From 'Blackthorn' - 'We Found Your Horse'

'We Found Your Horse'

"There are two moments in a man's life: When he leaves home, and when he returns." That's the theory of an aging Butch Cassidy in Blackthorn, and he spends the entirety of Mateo Gil's film desperately seeking that second moment.

The concept of "an aging Cassidy" might initially seem confusing — didn't we all watch Paul Newman getting gunned down at the end of Butch Cassidy and the Sundance Kid?

But that seminal 1969 movie is just one version of the infamous outlaw's story, and many believe reports of Cassidy's death in a Bolivian firefight were greatly exaggerated — and that he escaped to quietly live out his natural days.

In Gil's film, he's doing just that on a secluded ranch in Bolivia. He's calling himself James Blackthorn, living off the land and his savings from his old life, and carrying on a casual relationship with Yana (Magaly Solier), a local native woman.

Despite the relaxed bliss of this life, Cassidy feels the need to tie up a few loose ends. He has a grown son back in San Francisco, though they've never met. And after years away from his old life of crime, maybe he can go back to the U.S. without constantly looking over his shoulder. Fate has other notions.

It's on that trip, after withdrawing every cent he has from the bank and loading it up in his saddlebags, that he meets up with a bandit intent on stealing his horse. He thwarts the attempt, but the horse gallops off with all his money. Good thing the would-be horse thief, Eduardo (Eduardo Noriega), happens to have a massive sum hidden away, recently stolen from a mining company; Cassidy agrees to help him retrieve the cash — and get away from the posse that's after him — in exchange for half the haul.

Thus Blackthorn becomes, for a time, another "one last job" flick, albeit one with a dusty western spin. Cassidy is crotchety and resentful about being drawn back into a life of crime, but when it appears that he and Eduardo have gotten away clean, there's a sudden change in his demeanor that finds him happily singing old cowboy songs as they ride the trail to freedom. There's obviously a familiar old adrenaline rush that life on the ranch just wasn't providing.

Those rushes are few and far between though, and have dire consequences.
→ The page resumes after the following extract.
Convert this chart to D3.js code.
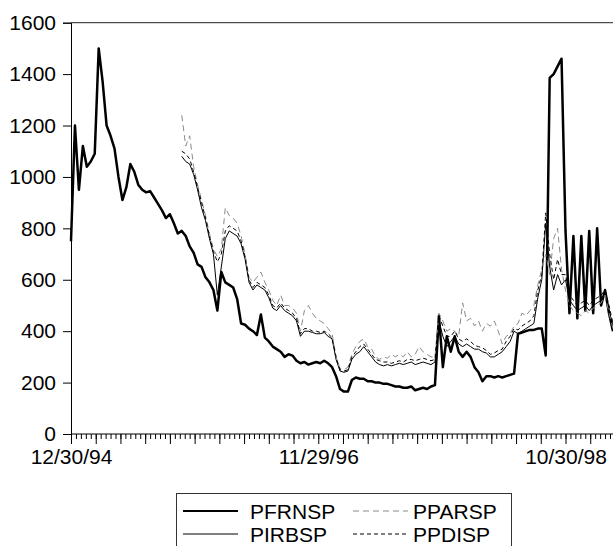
<!DOCTYPE html>
<html>
<head>
<meta charset="utf-8">
<script src="https://cdn.jsdelivr.net/npm/d3@7/dist/d3.min.js"></script>
<style>
  html, body { margin: 0; padding: 0; background: #fff; }
  svg { display: block; }
  text { font-family: "Liberation Sans", Arial, sans-serif; fill: #000; }
</style>
</head>
<body>
<svg id="chart" width="613" height="546"></svg>
<script>
// Daily (business-day) observations, sampled every STEP observations.
const STEP = 8;
const TOTAL_OBS = 1097;

// Date labels on the time axis and the observation they belong to
const dateLabels = ["12/30/94", "11/29/96", "10/30/98"];
const dateLabelObs = [0, 500, 1000];

const yTicks = [0, 200, 400, 600, 800, 1000, 1200, 1400, 1600];

const seriesNames = ["PFRNSP", "PIRBSP", "PPARSP", "PPDISP"];
const seriesStartObs = [0, 224, 224, 224];

const pfrnsp = [
  750, 1200, 950, 1120, 1040, 1060, 1090, 1500, 1370, 1200,
  1160, 1110, 1000, 910, 960, 1050, 1020, 970, 950, 940,
  945, 920, 895, 870, 840, 855, 820, 780, 790, 770,
  730, 705, 660, 650, 610, 590, 560, 480, 630, 590,
  580, 570, 525, 430, 425, 410, 400, 385, 465, 375,
  360, 340, 330, 320, 300, 310, 305, 285, 275, 280,
  270, 275, 280, 275, 285, 275, 260, 225, 175, 165,
  165, 210, 220, 215, 215, 205, 205, 200, 200, 195,
  195, 190, 185, 185, 180, 180, 185, 170, 175, 180,
  175, 185, 190, 460, 260, 380, 320, 380, 320, 300,
  320, 300, 260, 240, 205, 225, 225, 220, 225, 220,
  225, 230, 235, 390, 395, 400, 405, 405, 410, 410,
  305, 1385, 1400, 1430, 1460, 790, 470, 770, 450, 770,
  480, 790, 470, 800, 500, 560, 470, 400
];

const pirbsp = [
  1080, 1060, 1050, 1010, 950, 880, 830, 760, 700, 540,
  650, 760, 790, 780, 770, 740, 680, 590, 560, 580,
  570, 560, 530, 490, 480, 500, 480, 470, 460, 440,
  380, 400, 400, 395, 390, 390, 395, 380, 370, 290,
  245, 240, 245, 290, 310, 320, 340, 320, 300, 280,
  270, 265, 270, 265, 270, 275, 270, 275, 280, 270,
  275, 280, 275, 270, 280, 440, 380, 340, 360, 380,
  350, 340, 350, 340, 330, 330, 320, 315, 300, 300,
  310, 320, 340, 360, 400, 390, 400, 410, 420, 430,
  530, 600, 820, 650, 560, 620, 580, 600, 520, 500,
  480, 490, 500, 480, 500, 510, 520, 550, 480, 420
];

const pparsp = [
  1240, 1120, 1160, 1040, 970, 910, 850, 780, 720, 690,
  720, 880, 850, 840, 820, 770, 700, 610, 590, 610,
  630, 590, 560, 520, 500, 540, 500, 500, 490, 470,
  400, 480, 500, 470, 450, 440, 430, 410, 390, 300,
  255, 250, 260, 310, 340, 360, 370, 340, 330, 300,
  290, 300, 295, 310, 300, 310, 300, 320, 300, 310,
  340, 320, 310, 300, 300, 470, 440, 400, 410, 400,
  380, 510, 440, 450, 420, 440, 400, 430, 420, 440,
  400, 350, 380, 390, 420, 430, 470, 460, 480, 500,
  580, 640, 700, 620, 760, 800, 640, 560, 500, 480,
  470, 460, 480, 470, 490, 500, 510, 540, 470, 410
];

const ppdisp = [
  1100, 1090, 1070, 1020, 960, 900, 840, 770, 710, 670,
  700, 790, 810, 800, 790, 750, 690, 600, 570, 590,
  580, 570, 540, 500, 490, 510, 490, 480, 470, 450,
  390, 410, 410, 400, 400, 395, 400, 390, 375, 300,
  250, 245, 250, 300, 320, 340, 350, 330, 310, 290,
  285, 280, 280, 275, 280, 285, 280, 290, 290, 285,
  290, 295, 290, 285, 290, 460, 420, 380, 380, 400,
  370, 360, 370, 360, 345, 340, 335, 325, 310, 315,
  325, 330, 360, 380, 410, 405, 420, 430, 440, 460,
  560, 620, 860, 700, 600, 680, 620, 620, 540, 520,
  500, 510, 520, 500, 520, 530, 540, 560, 500, 430
];

const seriesValues = [pfrnsp, pirbsp, pparsp, ppdisp];

// Line styles per series
const styles = [
  { stroke: "#000", width: 2.5, dash: null },
  { stroke: "#000", width: 1, dash: null },
  { stroke: "#8a8a8a", width: 1, dash: "6,4" },
  { stroke: "#000", width: 1, dash: "4,3" }
];

const FONT = "21px";

const svg = d3.select("#chart");
svg.append("rect").attr("width", 613).attr("height", 546).attr("fill", "#fff");

const x = d3.scaleLinear().domain([0, TOTAL_OBS - 1]).range([71, 71 + (TOTAL_OBS - 1) * 0.4945]);
const y = d3.scaleLinear().domain([0, 1600]).range([434, 22.7]);

// top frame line
svg.append("line")
  .attr("x1", 71).attr("x2", 613)
  .attr("y1", y(1600)).attr("y2", y(1600))
  .attr("stroke", "#222").attr("stroke-width", 1);

// Series lines
const line = d3.line().x(d => x(d[0])).y(d => y(d[1]));
seriesValues.forEach((vals, i) => {
  const pts = vals.map((v, j) => [seriesStartObs[i] + j * STEP, v]);
  const p = svg.append("path")
    .attr("d", line(pts))
    .attr("fill", "none")
    .attr("stroke", styles[i].stroke)
    .attr("stroke-width", styles[i].width)
    .attr("stroke-linejoin", "round");
  if (styles[i].dash) p.attr("stroke-dasharray", styles[i].dash);
});

// Y axis
const yAxis = svg.append("g")
  .attr("transform", "translate(71,0)")
  .call(d3.axisLeft(y).tickValues(yTicks).tickSize(8).tickPadding(7).tickFormat(d3.format("d")));
yAxis.select(".domain").attr("stroke", "#000");
yAxis.selectAll("text").style("font-size", FONT);

// X axis: minor ticks every 10 observations, longer ticks every 50
const minorObs = d3.range(0, TOTAL_OBS, 10);
const majorObs = d3.range(0, TOTAL_OBS, 50);
const xMinor = svg.append("g")
  .attr("transform", "translate(0,434)")
  .call(d3.axisBottom(x).tickValues(minorObs).tickSize(5).tickFormat(""));
xMinor.select(".domain").attr("stroke", "#000").attr("d", `M71,0H613`);
svg.append("g")
  .attr("transform", "translate(0,434)")
  .call(d3.axisBottom(x).tickValues(majorObs).tickSize(10).tickFormat(""))
  .select(".domain").remove();
const xLab = svg.append("g")
  .attr("transform", "translate(0,434)")
  .call(d3.axisBottom(x).tickValues(dateLabelObs).tickSize(0).tickPadding(15)
    .tickFormat((d, i) => dateLabels[i]));
xLab.select(".domain").remove();
xLab.selectAll("text").style("font-size", FONT);

// Legend
const lg = svg.append("g");
lg.append("rect")
  .attr("x", 176.5).attr("y", 493.5).attr("width", 335).attr("height", 70)
  .attr("fill", "#fff").attr("stroke", "#333").attr("stroke-width", 1);
const legendPos = [
  { lx: 183, tx: 250, y: 511 },
  { lx: 183, tx: 250, y: 534 },
  { lx: 353, tx: 413, y: 511 },
  { lx: 353, tx: 413, y: 534 }
];
seriesNames.forEach((name, i) => {
  const p = legendPos[i];
  const l = lg.append("line")
    .attr("x1", p.lx).attr("x2", p.lx + 55)
    .attr("y1", p.y).attr("y2", p.y)
    .attr("stroke", styles[i].stroke)
    .attr("stroke-width", i === 0 ? 2 : 1);
  if (styles[i].dash) l.attr("stroke-dasharray", styles[i].dash);
  lg.append("text")
    .attr("x", p.tx).attr("y", p.y).attr("dy", "0.36em")
    .style("font-size", FONT)
    .text(name);
});
</script>
</body>
</html>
Gil's film comes with many of the familiar trappings of classic westerns — shootouts, galloping horse chases — but its heart is of the meditative, elegiac school typical of the post-Unforgiven modern western. Nowhere is this more apparent than in the film's gorgeous centerpiece, a showdown on the bleak Bolivian salt flats high in the Andes. Here, the high altitude slows chases down to a trudge, with horses and their riders barely able to put one foot in front of the other.

These quietly evocative moments are the film's strongest, and mostly outweigh weaknesses like a slightly implausible plot turn that puts a disgraced (and excessively expository) Pinkerton agent (Stephen Rea) back on Cassidy's long-cold trail. There are some flashbacks to Cassidy's younger days, too, that feel entirely unnecessary.

Even if those weaknesses were more prominent, though, they'd be mostly forgivable in light of Sam Shepard's powerful performance in the title role. He perfectly blends the mischievousness of the character with the sadness of age and exile. His Cassidy is magnetic and intimidating, and his smoky, reedy voice conveys the dried-out fatigue of someone who has spent too long out under the unforgiving prairie sun.

The lines between Cassidy's honor and dignity and the more craven brand of thief represented by Eduardo may be a little too broadly drawn, as the film attempts to generate support for Cassidy's homeward-bound redemption. Shepard sells it with a depth and a conflicted sense of remorse that pulls this folk hero down to earth.